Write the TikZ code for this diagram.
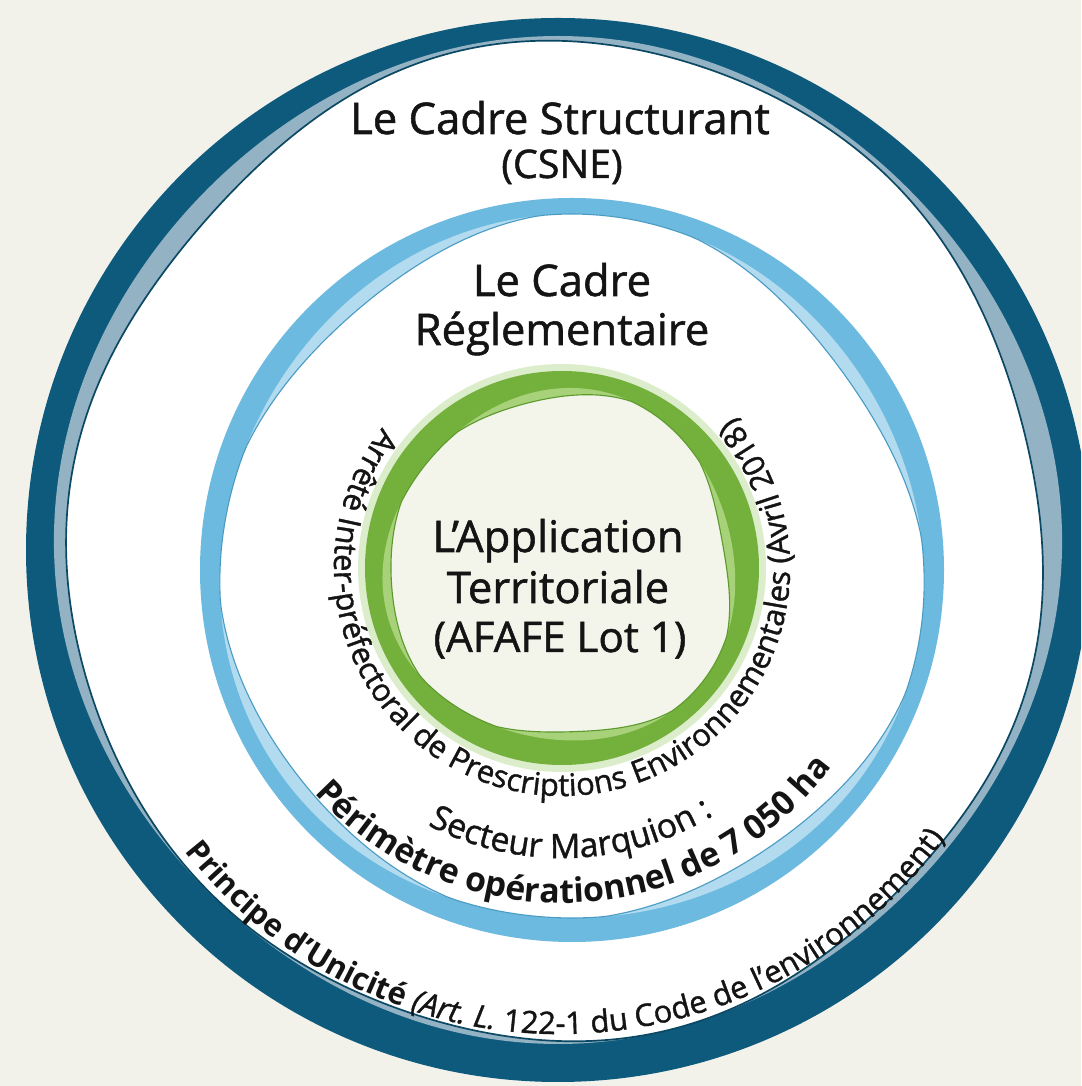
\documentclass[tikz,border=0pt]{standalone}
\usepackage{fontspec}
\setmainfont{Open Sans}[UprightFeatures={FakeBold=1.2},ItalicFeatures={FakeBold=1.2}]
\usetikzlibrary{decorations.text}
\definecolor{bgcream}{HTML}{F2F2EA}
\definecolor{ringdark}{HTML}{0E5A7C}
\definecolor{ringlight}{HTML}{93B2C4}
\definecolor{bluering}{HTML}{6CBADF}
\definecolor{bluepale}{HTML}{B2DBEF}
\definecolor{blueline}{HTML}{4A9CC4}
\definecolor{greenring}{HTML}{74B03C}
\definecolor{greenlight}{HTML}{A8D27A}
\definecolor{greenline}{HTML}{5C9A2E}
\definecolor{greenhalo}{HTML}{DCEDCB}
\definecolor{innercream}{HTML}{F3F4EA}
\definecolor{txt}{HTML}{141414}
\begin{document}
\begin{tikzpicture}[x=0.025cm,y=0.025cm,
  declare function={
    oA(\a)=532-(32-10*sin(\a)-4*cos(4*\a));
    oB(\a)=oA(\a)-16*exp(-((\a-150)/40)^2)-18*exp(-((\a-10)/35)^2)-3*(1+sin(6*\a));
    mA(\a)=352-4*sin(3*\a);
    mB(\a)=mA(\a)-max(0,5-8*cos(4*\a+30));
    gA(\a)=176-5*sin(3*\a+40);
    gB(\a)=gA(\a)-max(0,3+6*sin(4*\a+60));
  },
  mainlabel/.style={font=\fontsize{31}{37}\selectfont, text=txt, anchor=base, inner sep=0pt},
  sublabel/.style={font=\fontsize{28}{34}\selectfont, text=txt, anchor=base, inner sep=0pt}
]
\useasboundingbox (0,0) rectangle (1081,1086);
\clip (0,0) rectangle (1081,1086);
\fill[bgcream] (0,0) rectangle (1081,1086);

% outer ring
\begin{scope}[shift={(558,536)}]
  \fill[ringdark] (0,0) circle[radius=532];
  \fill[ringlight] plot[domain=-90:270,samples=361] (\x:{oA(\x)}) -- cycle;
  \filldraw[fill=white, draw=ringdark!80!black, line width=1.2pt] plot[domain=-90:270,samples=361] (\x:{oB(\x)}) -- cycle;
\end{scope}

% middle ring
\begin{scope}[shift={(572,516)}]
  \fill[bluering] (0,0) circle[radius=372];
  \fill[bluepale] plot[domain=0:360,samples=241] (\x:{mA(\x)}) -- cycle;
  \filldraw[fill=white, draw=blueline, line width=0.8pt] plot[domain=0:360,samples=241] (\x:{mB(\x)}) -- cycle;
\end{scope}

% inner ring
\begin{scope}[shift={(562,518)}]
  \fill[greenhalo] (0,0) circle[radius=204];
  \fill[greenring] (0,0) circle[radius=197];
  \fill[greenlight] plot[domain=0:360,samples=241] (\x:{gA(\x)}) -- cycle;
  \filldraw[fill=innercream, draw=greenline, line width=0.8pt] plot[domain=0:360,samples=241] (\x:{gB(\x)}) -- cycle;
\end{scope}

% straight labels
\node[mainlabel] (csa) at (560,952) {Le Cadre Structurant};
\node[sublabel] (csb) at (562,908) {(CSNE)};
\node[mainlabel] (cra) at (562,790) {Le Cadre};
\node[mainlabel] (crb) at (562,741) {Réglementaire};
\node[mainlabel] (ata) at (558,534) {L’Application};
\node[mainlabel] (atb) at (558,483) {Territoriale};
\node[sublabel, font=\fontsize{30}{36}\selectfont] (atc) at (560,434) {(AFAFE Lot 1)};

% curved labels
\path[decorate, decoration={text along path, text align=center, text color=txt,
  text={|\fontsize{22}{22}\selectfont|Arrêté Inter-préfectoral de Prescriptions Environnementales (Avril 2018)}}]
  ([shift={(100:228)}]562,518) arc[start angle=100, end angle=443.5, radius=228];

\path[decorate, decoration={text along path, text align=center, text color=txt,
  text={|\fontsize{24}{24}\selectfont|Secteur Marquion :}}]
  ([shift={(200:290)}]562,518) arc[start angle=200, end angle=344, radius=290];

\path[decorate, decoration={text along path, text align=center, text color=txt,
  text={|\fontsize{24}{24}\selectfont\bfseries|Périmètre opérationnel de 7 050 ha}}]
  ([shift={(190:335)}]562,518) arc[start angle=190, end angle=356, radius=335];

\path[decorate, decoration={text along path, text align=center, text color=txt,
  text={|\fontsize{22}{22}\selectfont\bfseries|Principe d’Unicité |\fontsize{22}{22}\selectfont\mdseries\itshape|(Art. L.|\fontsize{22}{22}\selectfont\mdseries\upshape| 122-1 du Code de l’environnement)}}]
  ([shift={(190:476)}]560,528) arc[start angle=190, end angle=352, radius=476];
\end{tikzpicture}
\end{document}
-------------------------
▸ WHAT NEEDS TO BE DONE
Quote the data exactly, leaving every image out of the copy.

▸ ANSWER BELOW
Write the TikZ code for this diagram.
\documentclass[tikz,border=0pt]{standalone}
\usepackage{fontspec}
\setmainfont{Open Sans}[UprightFeatures={FakeBold=1.2},ItalicFeatures={FakeBold=1.2}]
\usetikzlibrary{decorations.text}
\definecolor{bgcream}{HTML}{F2F2EA}
\definecolor{ringdark}{HTML}{0E5A7C}
\definecolor{ringlight}{HTML}{93B2C4}
\definecolor{bluering}{HTML}{6CBADF}
\definecolor{bluepale}{HTML}{B2DBEF}
\definecolor{blueline}{HTML}{4A9CC4}
\definecolor{greenring}{HTML}{74B03C}
\definecolor{greenlight}{HTML}{A8D27A}
\definecolor{greenline}{HTML}{5C9A2E}
\definecolor{greenhalo}{HTML}{DCEDCB}
\definecolor{innercream}{HTML}{F3F4EA}
\definecolor{txt}{HTML}{141414}
\begin{document}
\begin{tikzpicture}[x=0.025cm,y=0.025cm,
  declare function={
    oA(\a)=532-(32-10*sin(\a)-4*cos(4*\a));
    oB(\a)=oA(\a)-16*exp(-((\a-150)/40)^2)-18*exp(-((\a-10)/35)^2)-3*(1+sin(6*\a));
    mA(\a)=352-4*sin(3*\a);
    mB(\a)=mA(\a)-max(0,5-8*cos(4*\a+30));
    gA(\a)=176-5*sin(3*\a+40);
    gB(\a)=gA(\a)-max(0,3+6*sin(4*\a+60));
  },
  mainlabel/.style={font=\fontsize{31}{37}\selectfont, text=txt, anchor=base, inner sep=0pt},
  sublabel/.style={font=\fontsize{28}{34}\selectfont, text=txt, anchor=base, inner sep=0pt}
]
\useasboundingbox (0,0) rectangle (1081,1086);
\clip (0,0) rectangle (1081,1086);
\fill[bgcream] (0,0) rectangle (1081,1086);

% outer ring
\begin{scope}[shift={(558,536)}]
  \fill[ringdark] (0,0) circle[radius=532];
  \fill[ringlight] plot[domain=-90:270,samples=361] (\x:{oA(\x)}) -- cycle;
  \filldraw[fill=white, draw=ringdark!80!black, line width=1.2pt] plot[domain=-90:270,samples=361] (\x:{oB(\x)}) -- cycle;
\end{scope}

% middle ring
\begin{scope}[shift={(572,516)}]
  \fill[bluering] (0,0) circle[radius=372];
  \fill[bluepale] plot[domain=0:360,samples=241] (\x:{mA(\x)}) -- cycle;
  \filldraw[fill=white, draw=blueline, line width=0.8pt] plot[domain=0:360,samples=241] (\x:{mB(\x)}) -- cycle;
\end{scope}

% inner ring
\begin{scope}[shift={(562,518)}]
  \fill[greenhalo] (0,0) circle[radius=204];
  \fill[greenring] (0,0) circle[radius=197];
  \fill[greenlight] plot[domain=0:360,samples=241] (\x:{gA(\x)}) -- cycle;
  \filldraw[fill=innercream, draw=greenline, line width=0.8pt] plot[domain=0:360,samples=241] (\x:{gB(\x)}) -- cycle;
\end{scope}

% straight labels
\node[mainlabel] (csa) at (560,952) {Le Cadre Structurant};
\node[sublabel] (csb) at (562,908) {(CSNE)};
\node[mainlabel] (cra) at (562,790) {Le Cadre};
\node[mainlabel] (crb) at (562,741) {Réglementaire};
\node[mainlabel] (ata) at (558,534) {L’Application};
\node[mainlabel] (atb) at (558,483) {Territoriale};
\node[sublabel, font=\fontsize{30}{36}\selectfont] (atc) at (560,434) {(AFAFE Lot 1)};

% curved labels
\path[decorate, decoration={text along path, text align=center, text color=txt,
  text={|\fontsize{22}{22}\selectfont|Arrêté Inter-préfectoral de Prescriptions Environnementales (Avril 2018)}}]
  ([shift={(100:228)}]562,518) arc[start angle=100, end angle=443.5, radius=228];

\path[decorate, decoration={text along path, text align=center, text color=txt,
  text={|\fontsize{24}{24}\selectfont|Secteur Marquion :}}]
  ([shift={(200:290)}]562,518) arc[start angle=200, end angle=344, radius=290];

\path[decorate, decoration={text along path, text align=center, text color=txt,
  text={|\fontsize{24}{24}\selectfont\bfseries|Périmètre opérationnel de 7 050 ha}}]
  ([shift={(190:335)}]562,518) arc[start angle=190, end angle=356, radius=335];

\path[decorate, decoration={text along path, text align=center, text color=txt,
  text={|\fontsize{22}{22}\selectfont\bfseries|Principe d’Unicité |\fontsize{22}{22}\selectfont\mdseries\itshape|(Art. L.|\fontsize{22}{22}\selectfont\mdseries\upshape| 122-1 du Code de l’environnement)}}]
  ([shift={(190:476)}]560,528) arc[start angle=190, end angle=352, radius=476];
\end{tikzpicture}
\end{document}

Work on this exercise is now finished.